Clara’s Verdict
I listened to most of Summer at Tillingford Hall on a Saturday afternoon when I should have been doing something more improving. I have no regrets. Flora Dunn has written something that is genuinely difficult to categorise with any precision – it is not quite a country house romance, not quite a comic novel, not quite a mystery, and this refusal to settle into a single lane is what makes it work. The Tatler-eligible bachelor, the art history specialist cataloguing miniature portraits, the flamboyant boss who exists partly to provide comic relief and partly to drive the plot – all of this is set up with enough self-awareness that the genre machinery never feels mechanical or cynically deployed.
Book 1 of the Tillingford Hall series, published by Audible Studios in October 2025, and already commanding a 4.7 rating from 42 listeners. The sequel, Christmas at Tillingford Hall, is anticipated by name in several reviews – a reliable signal that the characters have done their job of making readers want to spend more time with them.
About the Audiobook
Alice Merrow is a studious divorcee with a seven-year-old daughter named Hatty. She arrives at Tillingford Hall in Hampshire on a professional secondment – she is there to catalogue Lord Tillingford’s unrivalled collection of miniature portraits, not to fall into anything. Guy Tillingford, the estate’s owner and twenty-ninth most eligible bachelor according to Tatler (after the Marquess of Granby and grime artist Tornado, which tells you immediately what kind of novel this is), is attempting to drag his ancestral property into the twenty-first century while managing the aftermath of a relationship with supermodel Sahara Seaton-Smyth. The name alone signals the comic register Dunn is working in.

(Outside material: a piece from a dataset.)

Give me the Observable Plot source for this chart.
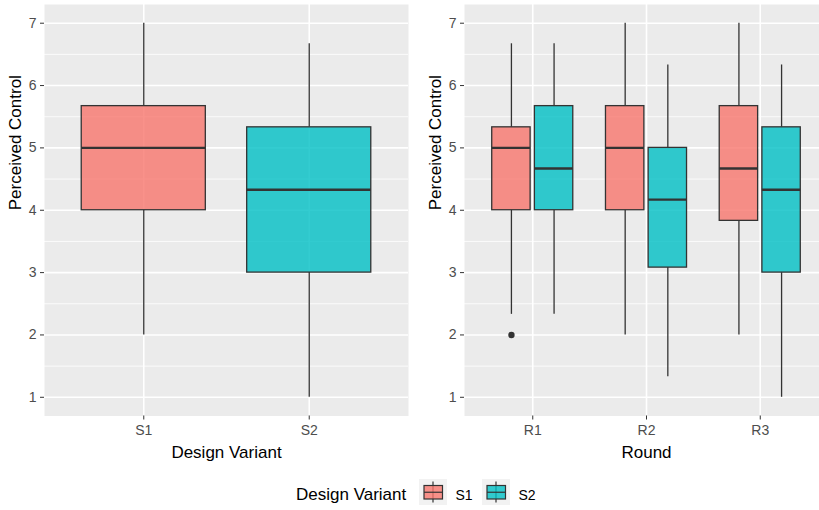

When Alice and her flamboyant boss Desmond Kingston-Campbell begin to discover that things at Tillingford are not as they seem, the plot acquires a genuinely satisfying mystery dimension that sits alongside the romance without overwhelming it. The family secrets are appropriately layered, the revelations land with enough weight to matter, and the resolution ties the two plot threads together in a way that feels earned rather than convenient. At 9 hours and 9 minutes, the pacing is comfortable – long enough to develop a full ensemble, short enough that nothing is padded.

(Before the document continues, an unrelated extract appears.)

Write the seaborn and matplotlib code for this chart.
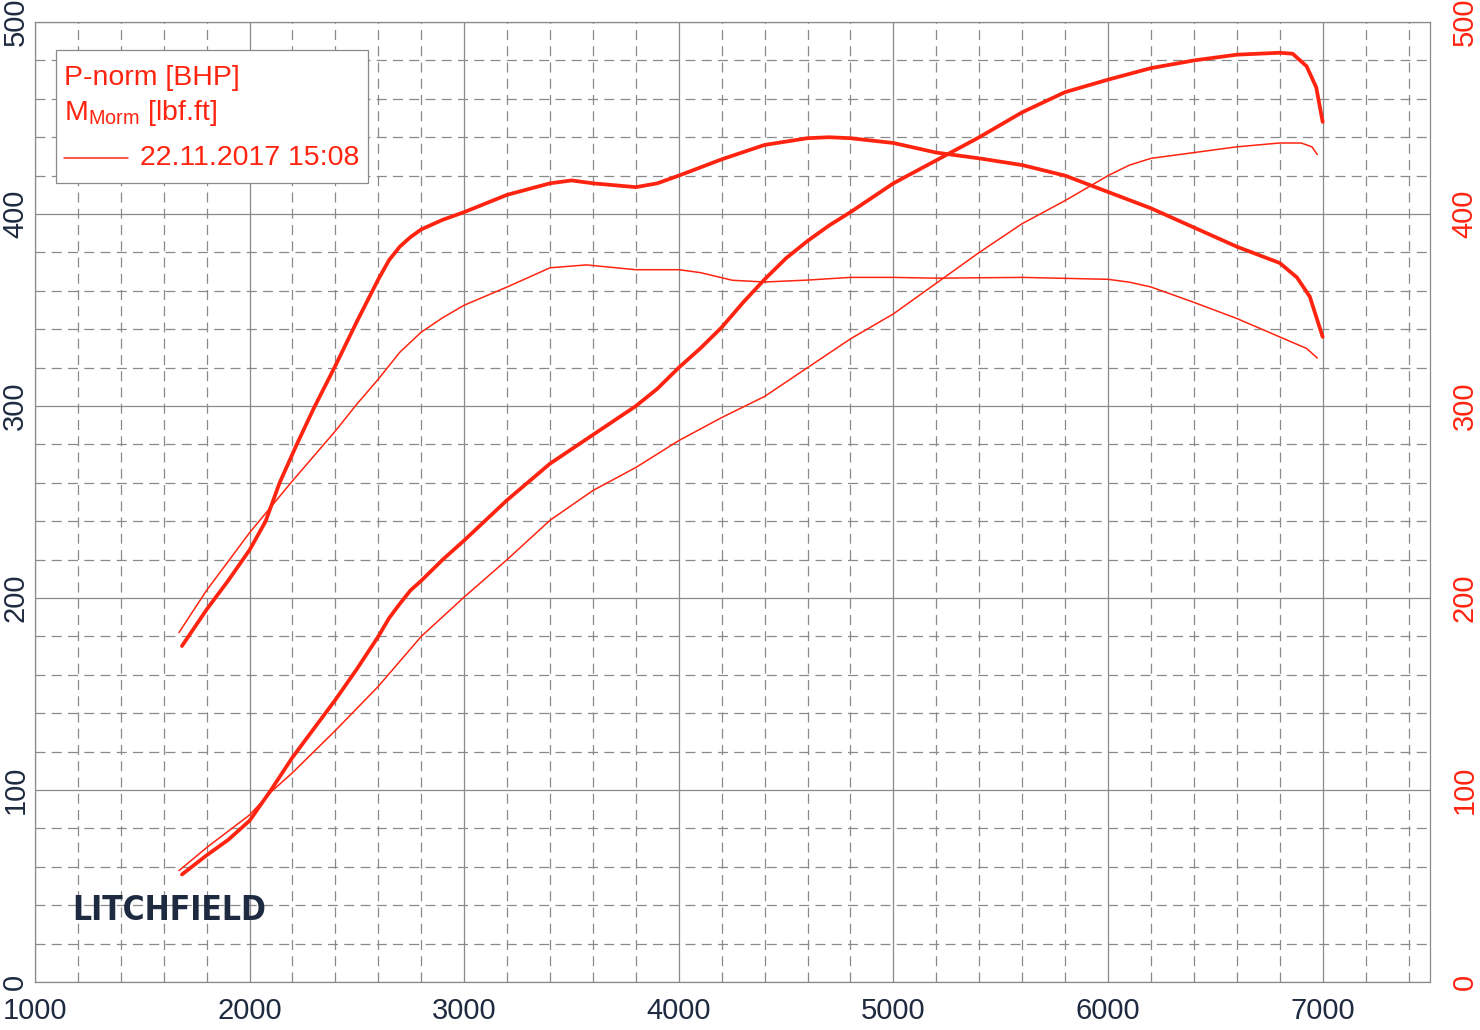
import matplotlib
matplotlib.use("Agg")
import matplotlib.pyplot as plt
from matplotlib.patches import Rectangle
from matplotlib.lines import Line2D
from matplotlib.ticker import MultipleLocator
import seaborn as sns

# run 1 (thick lines)
rpm_p1 = [1685, 1800, 1900, 2000, 2100, 2200, 2300, 2400, 2500, 2600, 2650, 2700, 2750, 2800, 2900,
          3000, 3200, 3400, 3600, 3800, 3900, 4000, 4100, 4200, 4300, 4400, 4500, 4600, 4700, 4800,
          5000, 5200, 5400, 5600, 5800, 6000, 6200, 6400, 6600, 6800, 6860, 6925, 6970, 7000]
power1 = [56, 66, 74, 84, 100, 117, 132, 147, 163, 180, 189.5, 197, 204, 209, 220,
          230, 251, 270, 285, 300, 309, 320, 330, 341, 354, 366, 377, 386, 394, 401,
          416, 428, 440, 453, 463.5, 470, 476, 480, 483, 484, 483.5, 477, 466, 448]

rpm_t1 = [1685, 1800, 1900, 2000, 2075, 2140, 2220, 2300, 2400, 2500, 2600, 2650, 2700, 2750, 2800,
          2900, 3000, 3200, 3400, 3500, 3600, 3800, 3900, 4000, 4200, 4400, 4600, 4700, 4800, 5000,
          5200, 5400, 5600, 5800, 6000, 6200, 6400, 6600, 6800, 6880, 6940, 7000]
torque1 = [175, 194, 209, 225, 240, 260, 280, 299, 321, 344, 366, 376, 383, 388, 392,
           397, 401, 410, 416, 417.5, 416, 414, 416, 420, 428.5, 436, 439.5, 440, 439.5, 437,
           432, 429, 425.5, 420, 411.5, 403, 393, 383, 374.5, 367, 357, 336]

# run 2 (thin lines)
rpm_p2 = [1671, 1800, 2000, 2100, 2200, 2400, 2600, 2800, 3000, 3200, 3400, 3600, 3800, 4000, 4200,
          4400, 4600, 4800, 5000, 5200, 5400, 5600, 5800, 6000, 6100, 6200, 6400, 6600, 6800, 6900,
          6950, 6975]
power2 = [58, 70, 87, 99, 109, 131, 154, 180, 200.5, 220, 240.5, 256, 268, 282, 294,
          305, 320, 335, 348, 364, 380, 395, 407, 420, 425.5, 429, 432, 435, 437, 437,
          435, 431]

rpm_t2 = [1671, 1800, 2000, 2200, 2400, 2500, 2600, 2700, 2800, 2900, 3000, 3200, 3400, 3570, 3800,
          4000, 4100, 4250, 4400, 4600, 4800, 5000, 5200, 5600, 6000, 6100, 6200, 6400, 6600, 6800,
          6925, 6975]
torque2 = [182, 204, 234, 261, 287, 301, 314, 328, 338.5, 346, 352.5, 362, 372, 373.5, 371,
           371, 369.5, 365.5, 364.6, 365.6, 367, 367, 366.6, 367, 366, 364.5, 362, 354, 345.6, 336,
           330, 325]

legend_lines = ["P-norm [BHP]", r"M$_{\mathregular{Morm}}$ [lbf.ft]", "22.11.2017 15:08"]
x_ticks = [1000, 2000, 3000, 4000, 5000, 6000, 7000]
y_ticks = [0, 100, 200, 300, 400, 500]

RED = "#ff2410"
NAVY = "#1e2a3f"

sns.set_style("white")
plt.rcParams["font.family"] = ["Liberation Sans", "DejaVu Sans"]

fig = plt.figure(figsize=(14.8, 10.3), dpi=100)
ax = fig.add_axes([0.0236, 0.0466, 0.9426, 0.932])

sns.lineplot(x=rpm_t1, y=torque1, ax=ax, color=RED, lw=2.7, zorder=4)
sns.lineplot(x=rpm_p1, y=power1, ax=ax, color=RED, lw=2.7, zorder=4)
sns.lineplot(x=rpm_t2, y=torque2, ax=ax, color=RED, lw=1.1, zorder=4)
sns.lineplot(x=rpm_p2, y=power2, ax=ax, color=RED, lw=1.1, zorder=4)

ax.set_xlim(1000, 7500)
ax.set_ylim(0, 500)
ax.set_xticks(x_ticks)
ax.set_yticks(y_ticks)
ax.xaxis.set_minor_locator(MultipleLocator(200))
ax.yaxis.set_minor_locator(MultipleLocator(20))
ax.grid(which="major", color="#8a8a8a", lw=0.9, ls="-")
ax.grid(which="minor", color="#8a8a8a", lw=0.9, ls=(0, (8, 5)))
ax.set_axisbelow(True)
for s in ax.spines.values():
    s.set_color("#8a8a8a")
    s.set_linewidth(0.9)

ax.tick_params(which="both", length=0)
ax.tick_params(axis="x", labelsize=21, labelcolor=NAVY, pad=11)
ax.tick_params(axis="y", labelsize=21, labelcolor=NAVY, pad=4, labelrotation=90)
for t in ax.get_yticklabels():
    t.set_va("center")
ax.set_xlabel("")
ax.set_ylabel("")

ax2 = ax.twinx()
ax2.set_ylim(0, 500)
ax2.set_yticks(y_ticks)
ax2.tick_params(length=0, labelsize=21, labelcolor=RED, pad=15, labelrotation=90)
for t in ax2.get_yticklabels():
    t.set_va("center")
for s in ax2.spines.values():
    s.set_visible(False)

# legend box
ax.add_patch(Rectangle((0.01505, 0.8323), 0.2237, 0.1385, transform=ax.transAxes,
                       facecolor="white", edgecolor="#8a8a8a", lw=0.9, zorder=6))
ax.text(0.0208, 0.9417, legend_lines[0], transform=ax.transAxes, color=RED,
        fontsize=20.5, va="center", ha="left", zorder=7)
ax.text(0.0208, 0.9052, legend_lines[1], transform=ax.transAxes, color=RED,
        fontsize=20.5, va="center", ha="left", zorder=7)
ax.add_line(Line2D([0.0208, 0.0667], [0.8583, 0.8583], transform=ax.transAxes,
                   color=RED, lw=1.1, zorder=7))
ax.text(0.0753, 0.8583, legend_lines[2], transform=ax.transAxes, color=RED,
        fontsize=20.5, va="center", ha="left", zorder=7)

# logo
ax.text(0.0265, 0.075, "LITCHFIELD", transform=ax.transAxes, color=NAVY,
        fontsize=24, fontweight="bold", fontstretch="condensed",
        family=["DejaVu Sans"], va="center", ha="left", zorder=3)

fig.savefig("out.png", dpi=100, facecolor="white")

The miniature portrait collection that brings Alice to Tillingford Hall is not mere window dressing. Dunn uses the art history framework deliberately – Alice’s professional eye for what is genuine, what is misdated, and what has been misattributed gives her both a practical and a metaphorical relationship to the family secrets she gradually uncovers. The parallels between cataloguing artworks and cataloguing people are never laboured, but they are there, and they give the mystery subplot a more integrated feel than the country house romance genre usually manages. Guy Tillingford’s own relationship to his family’s collection – pride combined with a realistic awareness of the restoration costs – is handled with a lightness that keeps the social comedy functioning without producing the anxiety of a heritage property drama.
The Narration
Nathalie Buscombe narrates, and her delivery captures the novel’s comic register without tipping into farce. The distinction matters: Dunn’s humour is dry and situational rather than broad, and Buscombe’s timing is calibrated accordingly. She handles the ensemble – the imperious Desmond, the various Tillingford family members, the absent supermodel who never quite leaves the story’s emotional atmosphere – with clean voice differentiation. Her Alice is warm without being wet, and she brings a particular lightness to the scenes between Alice and her daughter Hatty that ground the romance in something real.
What Readers Say
Liz Murphy described the book as « a modern romantic with comedy and a whodunit twist – it literally has everything, » adding that as a divorcee herself she prays « a Guy will walk into our lives, » which is perhaps the most honest testimonial the novel could receive. Catherine Bailey compared the reading experience to « a giant bag of Maltesers – you reach out for one but then find yourself unable to resist another » – a description that captures precisely the compulsive quality the book has at its best. Elisabeth Slater’s 4-star review mentioned being « gripped to the very last page » and specifically named the Christmas sequel as something she was looking forward to. Two further reviewers used the word « escapism » independently, which is probably the fairest summary of what Dunn is delivering: competent, enjoyable escapism that happens to be better-crafted than the genre usually demands.
Who Should Listen?
Readers who want romantic fiction with actual comic intelligence and a subplot that requires some attention. Good for fans of Sophie Kinsella’s more grounded work, or Jilly Cooper without the excesses. The country house setting and Hampshire backdrop will appeal particularly to listeners who enjoy their romance with some architectural and social texture. Start here; the Christmas sequel follows. The series format suits this kind of character-driven comfort listening well.